Wildfires, tree rat stew, a fallen tree blocking the road, slavery, a butterfly with clear wings, and a ride with the Cuban Air Force, this December 2016 La Gran Piedra day trip had almost everything. La Gran Piedra National Park (Parque Nacional de la Gran Piedra) is named after the monolith at the top of the mountain about 28 kilometres from Santiago de Cuba.
Waking up early, our Santiago de Cuba hosts kindly provided a 6am breakfast. We walked to bus terminal near the port on Jesús Menéndez Avenue. Our options from hear were a bus to Siboney 1 hour later or a 10am bus direct to La Gran Piedra (The Big Stone).
Instead of these options, we:
- Rode moto taxis across town (20 CUP; US$0.80 each) to El Palo del Aura where more frequent transport departed towards Siboney.
- Caught a bus for 1 CUP (US$0.04), exiting at the junction to La Gran Piedra. Here we watched lizards while waiting with others for a ride up the mountain.
- Took a private car (organised by a man in a tractor) up the mountain for 20 CUC (US$20; negotiated down from 30 CUC).
This car should have delivered us to the top, however, we came across the following:
The tree still had the newly-fallen smell and a sow pig and green lizard were investigating the scene. Obviously we could not continue so we paid 13 CUC (US$13) and bid farewell to the driver.
With several kilometres remaining, we began hiking to the top. At least the views were great.
Part of the way, a motorbike carrying a passenger passed us. Later, we both got on the same bike, paying 6 CUC (US$6) for the ride to Cafetal La Isabelica, a museum commemorating the former slave-using coffee plantation. La Isabelica entry cost 2 CUC each along with a 5 CUC camera fee.
La Isabelica is part of the UNESCO world heritage-listed Archaeological Landscape of the First Coffee Plantations in the South-East of Cuba. These plantations were set up by French and Haitian coffee farmers fleeing the Haiti slave uprisings in the early 19th century. Our guide recounted terrible stories about how the masters abused their slaves.

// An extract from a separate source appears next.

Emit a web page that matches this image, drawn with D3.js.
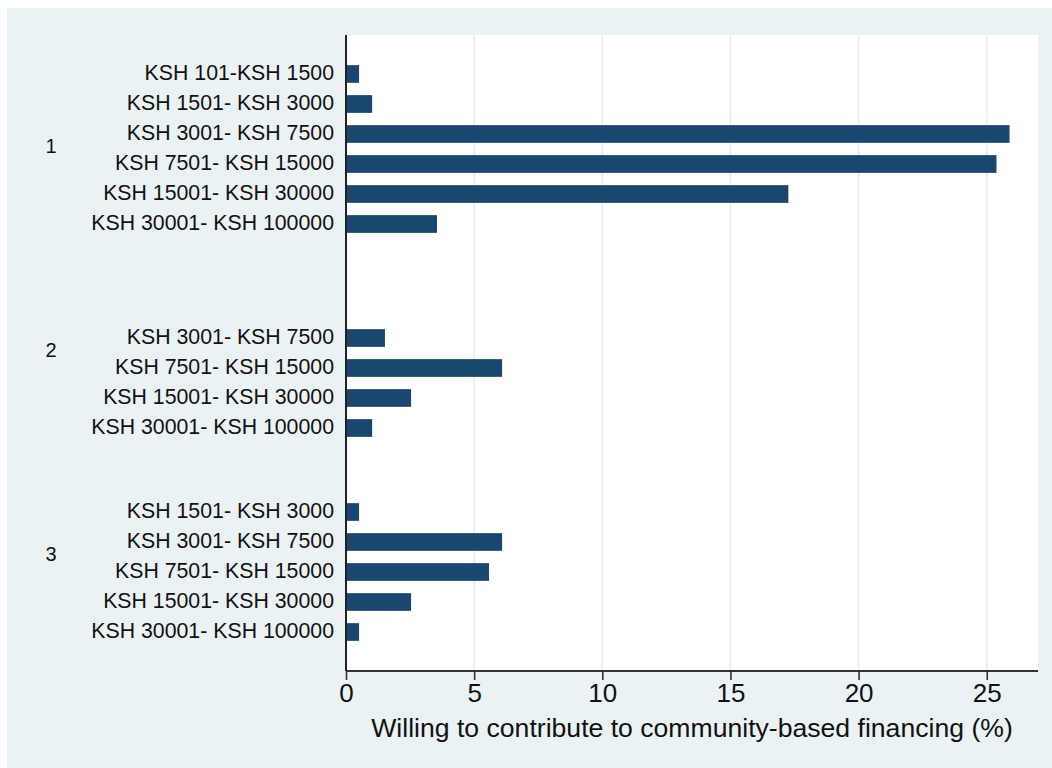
<!DOCTYPE html>
<html>
<head>
<meta charset="utf-8">
<script src="https://cdn.jsdelivr.net/npm/d3@7"></script>
<style>
  html, body { margin: 0; padding: 0; background: #ffffff; }
  svg { display: block; font-family: "Liberation Sans", Arial, Helvetica, sans-serif; }
</style>
</head>
<body>
<svg id="chart" width="1052" height="768"></svg>
<script>
// Outer grouping (rows of the bar chart)
const groups = ["1", "2", "3"];

// Monthly income bands within each group
const incomeBands = [
  "KSH 101-KSH 1500",
  "KSH 1501- KSH 3000",
  "KSH 3001- KSH 7500",
  "KSH 7501- KSH 15000",
  "KSH 15001- KSH 30000",
  "KSH 30001- KSH 100000"
];

// Share willing to contribute (%), one value per income band; null = no respondents
const group1Values = [0.51, 1.02, 25.89, 25.38, 17.26, 3.55];
const group2Values = [null, null, 1.52, 6.09, 2.54, 1.02];
const group3Values = [null, 0.51, 6.09, 5.58, 2.54, 0.51];

const xTicks = [0, 5, 10, 15, 20, 25];
const xTitle = "Willing to contribute to community-based financing (%)";

const seriesByGroup = [group1Values, group2Values, group3Values];
const rows = [];
groups.forEach((g, gi) => {
  incomeBands.forEach((band, bi) => {
    const v = seriesByGroup[gi][bi];
    if (v !== null) rows.push({ group: g, band, value: v });
  });
});

const svg = d3.select("#chart");
const W = 1052, H = 768;
const plot = { left: 346, right: 1038, top: 35, bottom: 671 };

const bg = "#eaf2f3";
const barColor = "#1a476f";

// Outer graph region
svg.append("rect")
  .attr("x", 7).attr("y", 8)
  .attr("width", W - 7).attr("height", H - 8)
  .attr("fill", bg);

// Plot region
svg.append("rect")
  .attr("x", plot.left).attr("y", plot.top)
  .attr("width", plot.right - plot.left).attr("height", plot.bottom - plot.top)
  .attr("fill", "#ffffff");

const x = d3.scaleLinear().domain([0, 27]).range([plot.left, plot.right]);

const yGroup = d3.scaleBand()
  .domain(groups)
  .range([plot.top, plot.bottom])
  .paddingInner(24 / 204)
  .paddingOuter(24 / 204);

const yBand = d3.scaleBand()
  .domain(incomeBands)
  .range([0, yGroup.bandwidth()])
  .paddingInner(0.41)
  .paddingOuter(0.205);

// Vertical grid lines
svg.append("g")
  .selectAll("line")
  .data(xTicks.filter(t => t > 0))
  .join("line")
  .attr("x1", d => x(d)).attr("x2", d => x(d))
  .attr("y1", plot.top).attr("y2", plot.bottom)
  .attr("stroke", "#e6eef1")
  .attr("stroke-width", 1.6);

// Bars
svg.append("g")
  .selectAll("rect")
  .data(rows)
  .join("rect")
  .attr("x", x(0))
  .attr("y", d => yGroup(d.group) + yBand(d.band))
  .attr("width", d => x(d.value) - x(0))
  .attr("height", yBand.bandwidth())
  .attr("fill", barColor);

// Income band labels
svg.append("g")
  .selectAll("text")
  .data(rows)
  .join("text")
  .attr("x", plot.left - 12)
  .attr("y", d => yGroup(d.group) + yBand(d.band) + yBand.bandwidth() / 2 + 5.6)
  .attr("text-anchor", "end")
  .attr("font-size", 21.3)
  .attr("fill", "#111")
  .text(d => d.band);

// Group labels
svg.append("g")
  .selectAll("text")
  .data(groups)
  .join("text")
  .attr("x", 51)
  .attr("y", d => yGroup(d) + yGroup.bandwidth() / 2 + 4)
  .attr("text-anchor", "middle")
  .attr("font-size", 20)
  .attr("fill", "#111")
  .text(d => d);

// Bottom axis
const xAxis = d3.axisBottom(x)
  .tickValues(xTicks)
  .tickSize(9)
  .tickPadding(4)
  .tickFormat(d3.format("d"));

const gx = svg.append("g")
  .attr("transform", `translate(0,${plot.bottom})`)
  .call(xAxis);
gx.select(".domain")
  .attr("d", `M${plot.left},0H${plot.right}`)
  .attr("stroke", "#333")
  .attr("stroke-width", 2);
gx.selectAll(".tick line").attr("stroke", "#333").attr("stroke-width", 1.6);
gx.selectAll(".tick text")
  .attr("font-size", 26)
  .attr("font-family", "'Liberation Sans', Arial, sans-serif")
  .attr("fill", "#111");

// Left axis line
svg.append("line")
  .attr("x1", plot.left).attr("x2", plot.left)
  .attr("y1", plot.top).attr("y2", plot.bottom)
  .attr("stroke", "#222")
  .attr("stroke-width", 2);

// Axis title
svg.append("text")
  .attr("x", (plot.left + plot.right) / 2)
  .attr("y", 737)
  .attr("text-anchor", "middle")
  .attr("font-size", 26.6)
  .attr("fill", "#111")
  .text(xTitle);
</script>
</body>
</html>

After 1 CUC (US$1) coffees we wandered slowly towards La Gran Piedra, observing the flora and fauna along the way. I saw a wonder of nature and something I had never seen before – a clear-winged butterfly. Thankfully, I had time to take a photo. Unfortunately, Rocío wasn’t in the vicinity although she was genuinely grateful I had seen it.
Like Alejandro de Humboldt National Park, La Gran Piedra also has a unique ecosystem with endemic plants and animals.
The Gran Piedra monolith lookout later came into view. Near the lookout was a Cuban Air Force radar tower. Little did we know that this radar was to play a critical role in our day.
For lunch we ate fish with rice and salad at a paladar, an owner-run private restaurant, instead of going to the tourist complex. For 5 CUC (US$5) each we enjoyed fish with rice, potatoes and salad.
We could smell something cooking nearby and when Rocío enquired, we learnt it was local delicacy tree rat (hutia). One to push her boundaries, Rocío asked for a serving. The locals obliged and we tipped them 5 CUC.
Behind the monolith several hummingbirds feasted on a blossoming tree. Watching and recording the hummingbirds filled Rocío with joy.
The path up to the 1,225 metre high viewpoint begins at the tourist complex and involves paying a 2 CUC entry fee. Instead, a local told us of the free back way to the lookout with panoramic views.
From the top we had to go down. It was already after 4pm so the 3pm bus back to Santiago de Cuba was not an option. We began walking, hoping and expecting to catch a ride with a passing vehicle.
We had made it back to the fallen tree by 5:30pm and only 2 vehicles had driven down, both full. Amazingly, the large trunk had been split by axe. This was actually unsurprising for Cuba where a lack of fuel and equipment likely eliminated the chainsaw option.
The sun had set beautifully and we decided to pause from hiking and enjoy our tree rat stew with beans and rice. Honestly, I liked it. I don’t recall Rocío loving it but we had a long way to go and she felt obliged to eat it. Later on in the trip Rocío recounted that if she could eat tree rat then she could eat anything.
The light was fast fading and we still had many kilometres until the main road. Rocío began running down so I joined her. Later, I learned she was terrified of the bats flying around in the dark and ran as to distract herself from them. Distance and bats were not our only threats. Glowing on adjacent mountains were wildfires. I was 99.9% sure we weren’t in any danger but in the dark things literally weren’t clear.
Then, miracles. Only the third vehicle driving down since we began hiking was the first one to stop and offer us a ride. And for free. One of them even got out of the dual cab utility and sat in the tray so we could both sit inside. The men were from the Cuban Air Force and had been working with the radar up at La Gran Piedra. The journey back to Santiago de Cuba took some time and involved a few stops but we did not care. The conversation on the way was a bonus although, of course, it all remained diplomatic.
Arriving to our accommodation 7:30pm, we were exhausted from an epic day.